3. Configuration & Running

Run the app

streamlit run app.py

LLM Setup (Optional)

To use the Automated Topic Labelling feature (Llama-3), you must provide a Hugging Face Access Token. The app uses this token to access the inference API.

  1. Get a Token: Log in to Hugging Face and create a token with "Read" permissions.

  2. Configure Local App:

  • Create a folder named .streamlit in your root directory.

  • Inside it, create a file named secrets.toml.
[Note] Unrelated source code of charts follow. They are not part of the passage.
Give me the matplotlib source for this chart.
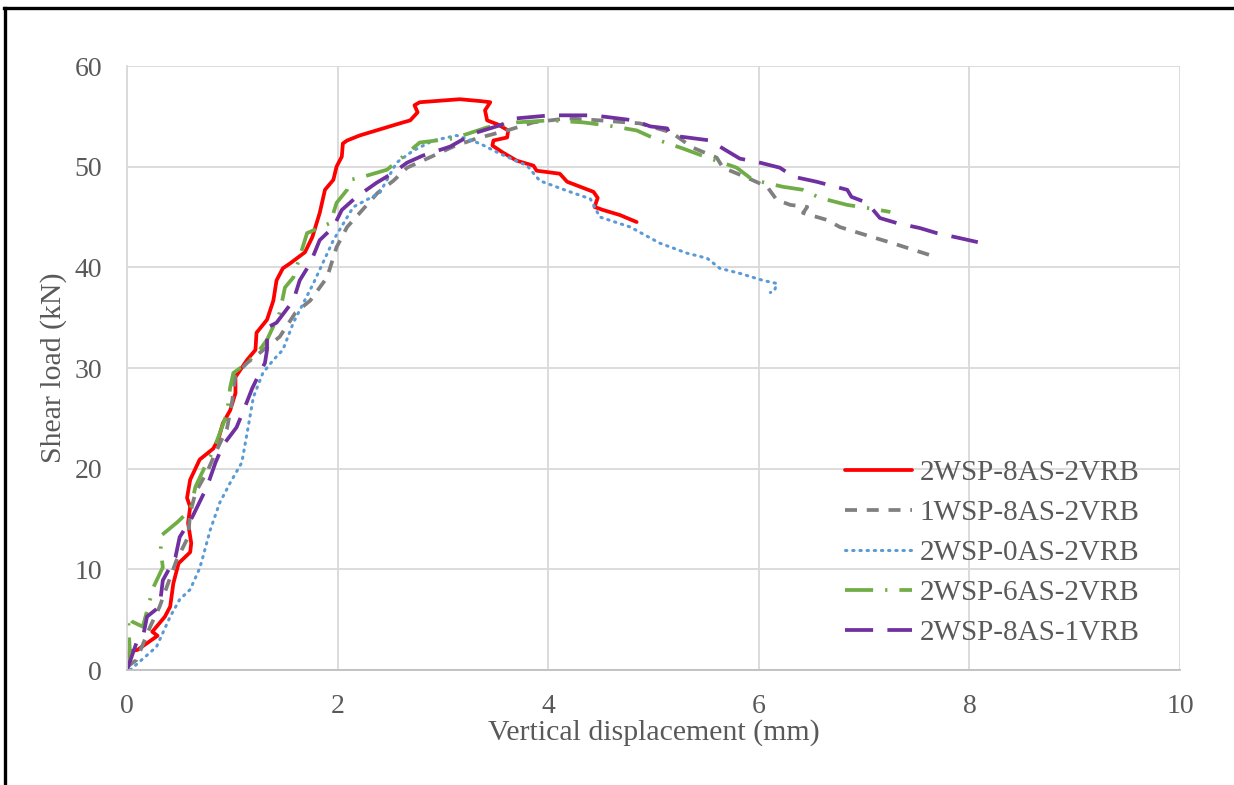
import matplotlib
matplotlib.use("Agg")
import matplotlib.pyplot as plt
from matplotlib.lines import Line2D

plt.rcParams['font.family'] = ['Liberation Serif', 'DejaVu Serif']

# ---------------- data ----------------
labels = ["2WSP-8AS-2VRB", "1WSP-8AS-2VRB", "2WSP-0AS-2VRB", "2WSP-6AS-2VRB", "2WSP-8AS-1VRB"]

red_x = [0, 0.0, 0.1, 0.29, 0.24, 0.36, 0.41, 0.44, 0.49, 0.6, 0.61, 0.58, 0.6, 0.57, 0.6, 0.69, 0.82, 0.87,
         0.91, 0.98, 1.03, 1.03, 1.14, 1.22, 1.23, 1.33, 1.39, 1.42, 1.48, 1.55, 1.69, 1.76, 1.83, 1.88, 1.96,
         1.99, 2.04, 2.05, 2.09, 2.21, 2.40, 2.59, 2.69, 2.76, 2.73, 2.78, 3.16, 3.37, 3.45, 3.40, 3.42, 3.52,
         3.62, 3.61, 3.48, 3.47, 3.57, 3.70, 3.86, 3.89, 4.11, 4.18, 4.43, 4.47, 4.44, 4.52, 4.68, 4.84]
red_y = [1.0, 1.8, 2.0, 3.4, 3.8, 5.3, 6.3, 8.6, 10.6, 11.7, 12.6, 14.6, 16.2, 17.1, 18.9, 20.9, 22.0, 23.0,
         24.5, 25.8, 27.5, 29.1, 30.8, 31.8, 33.5, 34.8, 36.7, 38.7, 39.9, 40.4, 41.5, 43.0, 45.4, 47.7, 48.7,
         50.0, 51.0, 52.3, 52.6, 53.1, 53.7, 54.3, 54.6, 55.4, 56.1, 56.4, 56.7, 56.5, 56.4, 55.6, 54.6, 54.2,
         53.6, 52.9, 52.6, 52.1, 51.4, 50.6, 50.1, 49.6, 49.3, 48.5, 47.5, 46.9, 46.0, 45.7, 45.2, 44.5]

gray_x = [0, 0.09, 0.22, 0.31, 0.39, 0.47, 0.58, 0.6, 0.65, 0.77, 0.85, 0.95, 1.0, 1.03, 1.14, 1.26, 1.45, 1.6,
          1.74, 1.9, 1.99, 2.09, 2.21, 2.38, 2.53, 2.66, 2.85, 3.10, 3.32, 3.61, 3.86, 4.18, 4.49, 4.87, 5.17,
          5.37, 5.60, 5.66, 5.89, 6.08, 6.17, 6.30, 6.46, 6.42, 6.65, 6.77, 7.08, 7.27, 7.63]
gray_y = [0.3, 1.0, 4.3, 6.3, 8.6, 10.9, 13.2, 15.6, 17.6, 19.9, 21.8, 24.0, 26.8, 29.3, 30.5, 31.5, 33.1, 35.5,
          36.7, 39.0, 42.0, 44.0, 45.4, 47.4, 48.6, 49.9, 50.8, 52.0, 52.8, 53.6, 54.4, 54.8, 54.6, 54.3, 53.4,
          51.9, 50.9, 49.9, 48.9, 48.0, 46.7, 46.2, 46.0, 45.4, 44.7, 44.0, 43.0, 42.4, 41.2]

blue_x = [0.03, 0.28, 0.41, 0.5, 0.6, 0.69, 0.72, 0.79, 0.88, 0.98, 1.09, 1.14, 1.2, 1.29, 1.39, 1.48, 1.58,
          1.77, 1.96, 2.15, 2.4, 2.56, 2.72, 2.91, 3.13, 3.35, 3.54, 3.80, 3.92, 4.18, 4.40, 4.49, 4.78, 5.06,
          5.32, 5.51, 5.63, 5.82, 6.04, 6.17, 6.15, 6.11]
blue_y = [0, 2.3, 5.3, 7.0, 8.0, 10.1, 11.2, 13.9, 16.6, 18.6, 20.6, 23.5, 27.1, 29.5, 30.8, 31.8, 34.5, 38.4,
          42.7, 46.0, 47.4, 50.4, 51.6, 52.6, 53.1, 52.3, 51.3, 50.1, 48.6, 47.6, 46.8, 45.0, 44.0, 42.4, 41.4,
          40.9, 39.9, 39.4, 38.7, 38.4, 37.7, 37.5]

green_x = [0.0, 0.03, 0.01, 0.05, 0.15, 0.25, 0.34, 0.32, 0.33, 0.48, 0.6, 0.65, 0.74, 0.82, 0.88, 0.95, 0.98,
           1.01, 1.14, 1.26, 1.33, 1.45, 1.50, 1.58, 1.71, 1.93, 1.99, 2.09, 2.12, 2.21, 2.47, 2.69, 2.78, 3.10,
           3.42, 3.70, 4.02, 4.33, 4.56, 4.84, 5.03, 5.28, 5.54, 5.79, 5.94, 6.23, 6.42, 6.58, 6.84, 7.03, 7.25]
green_y = [0.5, 1.3, 5.3, 4.8, 4.3, 8.2, 10.2, 12.0, 13.4, 14.7, 15.9, 18.2, 20.2, 21.8, 23.5, 25.5, 28.1,
           29.5, 30.5, 31.8, 32.8, 35.5, 38.0, 39.0, 43.4, 44.4, 46.4, 47.7, 48.7, 48.9, 49.7, 51.6, 52.4, 52.8,
           53.9, 54.4, 54.6, 54.4, 54.1, 53.6, 52.7, 51.8, 50.8, 49.9, 48.7, 48.0, 47.7, 46.9, 46.2, 45.9, 45.5]

purple_x = [0, 0.09, 0.15, 0.19, 0.31, 0.34, 0.46, 0.5, 0.62, 0.69, 0.76, 0.84, 0.91, 1.04, 1.1, 1.19, 1.26,
            1.31, 1.33, 1.33, 1.42, 1.58, 1.64, 1.74, 1.83, 1.96, 2.04, 2.18, 2.37, 2.53, 2.66, 2.81, 3.07, 3.29,
            3.54, 3.70, 4.02, 4.43, 4.81, 4.97, 5.13, 5.16, 5.32, 5.54, 5.66, 5.82, 6.01, 6.20, 6.33, 6.55, 6.84,
            6.88, 7.03, 7.15, 7.31, 7.53, 7.69, 7.91, 8.08]
purple_y = [0, 2.7, 3.2, 5.3, 6.3, 8.9, 11.2, 13.2, 15.2, 16.7, 18.2, 20.6, 22.3, 24.1, 25.6, 28.0, 29.5,
            30.5, 31.8, 34.0, 34.5, 36.7, 38.7, 40.4, 42.7, 44.0, 45.7, 47.0, 48.4, 49.4, 50.4, 51.1, 52.0, 53.3,
            54.1, 54.8, 55.1, 55.1, 54.6, 54.0, 53.8, 53.1, 52.9, 52.6, 51.8, 50.8, 50.4, 49.9, 49.0, 48.5, 47.7,
            47.0, 46.4, 44.9, 44.4, 43.9, 43.4, 42.9, 42.5]

x_ticks = [0, 2, 4, 6, 8, 10]
y_ticks = [0, 10, 20, 30, 40, 50, 60]

# ---------------- figure ----------------
W, H = 1234, 785
fig = plt.figure(figsize=(W / 100, H / 100), dpi=100)
ax = fig.add_axes([127 / W, 1 - 670 / H, (1180 - 127) / W, (670 - 66) / H])

txt = '#595959'
grid_c = '#d9d9d9'
lw = 2.7

series = [
    (red_x, red_y, '#ff0000', '-', lw),
    (gray_x, gray_y, '#808080', (0, (3.2, 2.6)), lw),
    (blue_x, blue_y, '#5b9bd5', (0, (0.45, 1.9)), 2.2),
    (green_x, green_y, '#70ad47', (0, (7.5, 3.2, 0.6, 3.2)), lw),
    (purple_x, purple_y, '#7030a0', (0, (7.5, 3.8)), lw),
]
for (xs, ys, c, ls, w), lab in zip(series, labels):
    line, = ax.plot(xs, ys, color=c, lw=w, linestyle=ls, label=lab,
                    solid_joinstyle='round', solid_capstyle='round')
    if c == '#5b9bd5':
        line.set_dash_capstyle('round')

ax.set_xlim(0, 10)
ax.set_ylim(0, 60)
ax.set_xticks(x_ticks)
ax.set_yticks(y_ticks)
ax.grid(True, color=grid_c, lw=1.3)
ax.set_axisbelow(True)
for s in ['top', 'right']:
    ax.spines[s].set_visible(False)
for s in ['left', 'bottom']:
    ax.spines[s].set_color(grid_c)
    ax.spines[s].set_linewidth(1.3)
ax.spines['bottom'].set_color('#bfbfbf')
ax.tick_params(length=0, labelsize=20, labelcolor=txt)
ax.tick_params(axis='x', pad=17)
ax.tick_params(axis='y', pad=18)
ax.set_xlabel('Vertical displacement (mm)', fontsize=21.5, color=txt, labelpad=0.5)
ax.set_ylabel('Shear load (kN)', fontsize=21.5, color=txt, labelpad=5)

leg = ax.legend(loc='upper left', bbox_to_anchor=(845 / W, 1 - 460 / H), bbox_transform=fig.transFigure,
                frameon=False, fontsize=21, handlelength=2.3, handletextpad=0.25, labelspacing=0.46,
                borderaxespad=0, borderpad=0)
for t in leg.get_texts():
    t.set_color(txt)

# outer frame (top and left edges visible)
fig.add_artist(Line2D([4 / W, 1], [1 - 8 / H, 1 - 8 / H], transform=fig.transFigure, color='black', lw=2.4))
fig.add_artist(Line2D([5 / W, 5 / W], [0, 1 - 8 / H], transform=fig.transFigure, color='black', lw=2.4))

fig.savefig('out.png', dpi=100)
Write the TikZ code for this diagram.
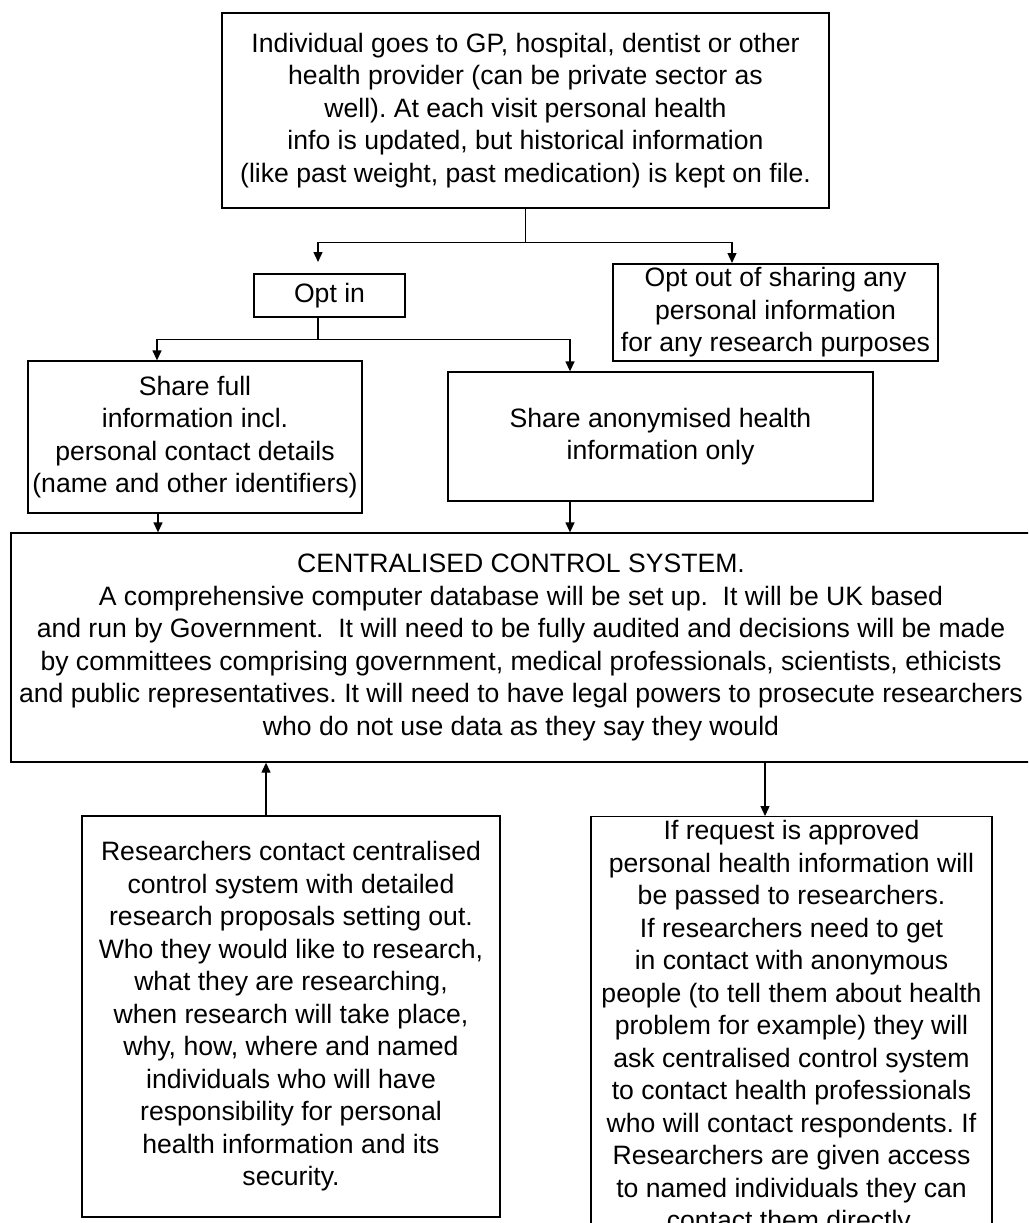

  • Add your token in TOML file:

HF_TOKEN = "hf_..."
  • Note: This file is ignored by Git to protect your credentials.

4. Running Tests

We include a test suite to verify the installation and core logic. This is useful to check if your environment is set up correctly.

Run everything:

pytest tests/ -v

Run only fast tests:

pytest tests/test_core_functions.py -v

This will automatically load a dummy dataset included in the repo and verify:

  • Data loading (CSV parsing)

  • Embedding generation

  • Topic modelling pipeline

  • Visualisation outputs


5. Python API (Advanced Usage)

MOSAICapp is also a Python library. You can import mosaic_core in your own scripts or Jupyter Notebooks for batch processing or custom analysis pipelines.

Library usage

from mosaic_core.core_functions import preprocess_and_embed, run_topic_model

# 1. Load and Preprocess
docs, embeddings = preprocess_and_embed("data.csv", text_col="report")

# 2. Configure Parameters
config = {
    "umap_params": {"n_neighbors": 15, "n_components": 5},
    "hdbscan_params": {"min_cluster_size": 10},
    "bt_params": {"nr_topics": "auto"}
}

# 3. Run Model
model, reduced_embeddings, topics = run_topic_model(docs, embeddings, config)

Input format

CSV file with a text column. The app auto-detects columns named text, report, reflection_answer, or reflection_answer_english. Any column can also be selected manually.


How it works

MOSAICapp implements a BERTopic pipeline: texts are embedded using sentence transformers, reduced with UMAP, clustered with HDBSCAN, and labelled using c-TF-IDF (with optional LLM refinement). This approach captures semantic context better than older bag-of-words methods like LDA.

For methodological details, see the MOSAIC paper.


Research applications

MOSAICapp has been used to analyse:

  • Stroboscopic light experiences from the Dreamachine project
  • Descriptions of "pure awareness" from the Minimal Phenomenal Experience study
  • Psychedelic experience reports (DMT, 5-MeO-DMT micro-phenomenological interviews)

Citation

@article{beaute2025mosaic,
  title={Mapping of Subjective Accounts into Interpreted Clusters (MOSAIC): 
         Topic Modelling and LLM Applied to Stroboscopic Phenomenology},
  author={Beauté, Romy and Schwartzman, David J and Dumas, Guillaume and 
          Crook, Jennifer and Macpherson, Fiona and Barrett, Adam B and Seth, Anil K},
  journal={arXiv preprint arXiv:2502.18318},
  year={2025}
}

Contributing

See CONTRIBUTING.md for guidelines on reporting bugs, suggesting features, and contributing code.

License

MIT

Acknowledgements

Built with BERTopic by Maarten Grootendorst. Funded by the Be.AI Leverhulme doctoral scholarship at the Sussex Centre for Consciousness Science.